2. Keep a lid on your temper. Don’t begin your argument with, “Why do you always do this?” Of course, in my house it’s usually “LISA always does this” even when I’m just minding my own business. Don’t engage - just walk away.
3. Don’t expect miracles. If your family has never been nice to you, don’t expect it to change just because it’s Yule. Remember that Waffle House is open and you might get a discount if you tell them you’re an orphan.
4. Don’t take the bait. Family members have a habit of knowing what buttons to press and which awkward questions to ask. Don’t play the game. Nothing’s more irritating that Gramma Daisey prying into your relationship status, “So you’re still single then?” Just thank her for her interest and walk away. Then there’s Cousin Carl and, “How would you like to be a part of my new investment?” RUN… don’t walk away.
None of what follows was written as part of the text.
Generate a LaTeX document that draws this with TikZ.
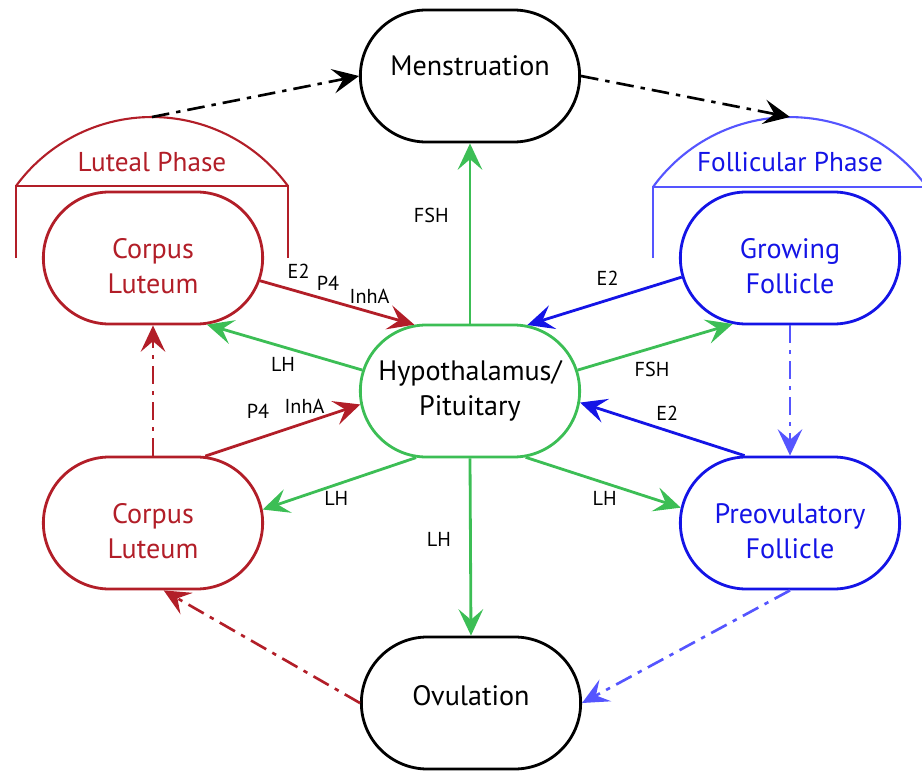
\documentclass[tikz,border=0pt]{standalone}
\usepackage{fontspec}
\setmainfont{PT Sans}
\usetikzlibrary{shapes.misc,arrows.meta}
\definecolor{lutred}{RGB}{178,30,40}
\definecolor{folblue}{RGB}{20,20,230}
\definecolor{lightblue}{RGB}{85,85,255}
\definecolor{hormgreen}{RGB}{60,190,85}

\begin{document}
\begin{tikzpicture}[
  stage/.style={rounded rectangle,draw,line width=1.6pt,minimum width=4.62cm,minimum height=2.64cm,align=center,font=\fontsize{16}{20}\selectfont},
  lowtext/.style={text height=40pt,text depth=0pt},
  hormone/.style={line width=1.6pt,-{Stealth[length=15pt,width=14pt,inset=6pt]}},
  phase/.style={line width=1.5pt,dash pattern=on 10pt off 4pt on 2.5pt off 4pt,-{Stealth[length=15pt,width=14pt,inset=6pt]}},
  lbl/.style={font=\fontsize{11.5}{13}\selectfont,text=black},
  bracket/.style={line width=1.2pt}
]
\clip (0,0) rectangle (18.44,15.4);
\node[stage,text height=12pt,text depth=12pt] (men) at (9.4,13.88) {Menstruation};
\node[stage,draw=hormgreen] (hyp) at (9.4,7.58) {Hypothalamus/\\Pituitary};
\node[stage,text height=12pt,text depth=8.8pt] (ovu) at (9.42,1.34) {Ovulation};
\node[stage,lowtext,draw=lutred,text=lutred] (clt) at (3.06,10.24) {Corpus\\Luteum};
\node[stage,lowtext,draw=lutred,text=lutred] (clb) at (3.06,4.94) {Corpus\\Luteum};
\node[stage,lowtext,draw=folblue,text=folblue] (gf) at (15.8,10.24) {Growing\\Follicle};
\node[stage,lowtext,draw=folblue,text=folblue] (pf) at (15.8,4.94) {Preovulatory\\Follicle};

\draw[bracket,lutred] (0.32,10.24) -- (0.32,11.68) -- (5.76,11.68) -- (5.76,10.24);
\draw[bracket,lutred] (0.32,11.68) arc[start angle=143.8,end angle=36.2,radius=3.37];
\coordinate (lutop) at (3.04,13.06);
\node[text=lutred,font=\fontsize{15.5}{18}\selectfont] (lutlabel) at (3.04,12.16) {Luteal Phase};
\draw[bracket,lightblue] (13.06,10.24) -- (13.06,11.66) -- (18.54,11.66) -- (18.54,10.24);
\draw[bracket,lightblue] (13.06,11.66) arc[start angle=144.1,end angle=35.9,radius=3.381];
\coordinate (foltop) at (15.8,13.06);
\node[text=folblue,font=\fontsize{15.5}{18}\selectfont] (follabel) at (15.8,12.16) {Follicular Phase};

\draw[hormone,hormgreen] (hyp.north) -- (men.south) node[lbl,pos=0.6,left=8pt] (fshup) {FSH};
\draw[hormone,hormgreen] (hyp.south) -- (ovu.north) node[lbl,pos=0.46,left=7pt] (lhdown) {LH};
\draw[hormone,lutred] (clt.-12) -- (hyp.130) node[lbl,pos=0.25,yshift=0.4cm] (e2a) {E2}
  node[lbl,pos=0.44,yshift=0.34cm] (p4a) {P4} node[lbl,pos=0.71,yshift=0.32cm] (inha) {InhA};
\draw[hormone,hormgreen] (hyp.169) -- (clt.-51) node[lbl,pos=0.51,yshift=-0.35cm] (lha) {LH};
\draw[hormone,lutred] (clb.52) -- (hyp.187) node[lbl,pos=0.34,yshift=0.54cm] (p4b) {P4}
  node[lbl,pos=0.64,yshift=0.34cm] (inhb) {InhA};
\draw[hormone,hormgreen] (hyp.231) -- (clb.7) node[lbl,pos=0.52,yshift=-0.27cm] (lhb) {LH};
\draw[hormone,folblue] (gf.190) -- (hyp.49) node[lbl,pos=0.48,yshift=0.44cm] (e2b) {E2};
\draw[hormone,hormgreen] (hyp.11) -- (gf.229) node[lbl,pos=0.48,yshift=-0.42cm] (fshb) {FSH};
\draw[hormone,folblue] (pf.124) -- (hyp.-6) node[lbl,pos=0.47,yshift=0.35cm] (e2c) {E2};
\draw[hormone,hormgreen] (hyp.-50) -- (pf.172) node[lbl,pos=0.51,yshift=-0.3cm] (lhc) {LH};

\draw[phase] (lutop) -- (men.west);
\draw[phase] (men.east) -- (foltop);
\draw[phase,lutred] (clb.north) -- (clt.south);
\draw[phase,lutred] (ovu.west) -- (clb.-81);
\draw[phase,lightblue] (gf.south) -- (pf.north);
\draw[phase,lightblue] (pf.south) -- (ovu.east);
\end{tikzpicture}
\end{document}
5. Have a holly jolly cocktail! Just don’t overdo it. While it’s tempting to get plastered and decide it’s high time you told Aunt Linda what you really think about her new husband, don’t. Although – I know people who do things like that completely sober. Just walk away and you might make it to Boxing Day without a homicide investigation.
6. Whatever it is you DO do, have a Merry Christmas, a Scary Solstice, Happy Kwanzaa, Joyous Wednesday or all of the above! And I didn’t get you anything.